Musique encore et toujours ; ce mercredi soir, lors de l’hommage au groupe Manoukian, j’ai découvert cette émouvante complainte Grounk, l’oiseau d’Arménie exécutée par Astrig Siranossian, violoncelliste française d’origine arménienne ; il ne m’en fallait pas plus pour faire, là aussi, le rapprochement avec Pau Casals, violoncelliste de renommée internationale, et son tout aussi célèbre El Cant dels Ocells (Le Chant des oiseaux), que je ne peux entendre sans éprouver une vive émotion, tout aussi intense que celles que je viens d’évoquer ; un arrangement d’une chanson traditionnelle de la Catalogne, son pays d’origine, que Casals aura systématiquement joué en bis à la fin de chaque concert, dès 1939 ; pour marquer son opposition au Franquisme. Le 13 novembre 1961, à la Maison Blanche, devant John Fitzgerald Kennedy et son épouse, Casals témoignera de cette façon de son combat contre le despotisme. Le présent nous rappelle qu’il nous faut poursuivre ce combat en veillant à ce que la démocratie ne soit pas dévoyée, là où elle subsiste encore.
Les messages qui nous ont été adressés lors de l’hommage à Robert Badinter puis, sept jours plus tard, lors de cette cérémonie honorant la mémoire de Missak et Mélimée Manouchian et de leurs compagnons d’armes, victimes de la soumission et complicité active du Régime de Vichy avec les sbires d’Hitler, ces messages resteront-ils gravés dans les mémoires ? Je veux le croire ou, plus précisément, tente de m’en persuader, conscient que ces commémorations ne parlent surtout qu’à des gens de ma génération.

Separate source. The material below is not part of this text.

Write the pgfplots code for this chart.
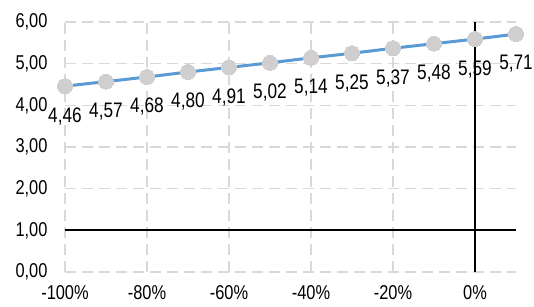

Le 19 décembre 1964, quand André Malraux a, d’une voix chevrotante, prononcé son fameux « Entre ici Jean Moulin » nos préoccupations d’alors étaient autres, bien que conscients cependant de ce que l’on devait à ce chef de la Résistance. Nous chantions déjà à tue-tête L’Affiche Rouge. Nous savions que d’autres hommes, mais également des femmes, étaient en droit, eux aussi, de reposer aux côtés de Voltaire, Hugo, Zola ; c’est aujourd’hui chose faite et bien faite pour tous les membres du groupe Manoukian. Mais en 1964, comme je me suis plu à le rappeler dans une précédente chronique, c’est l’avenir qui nous préoccupait ; ce monde de l'après-guerre n'en avait pas encore fini avec sa reconstruction et l'Union européenne était toujours dans les limbes.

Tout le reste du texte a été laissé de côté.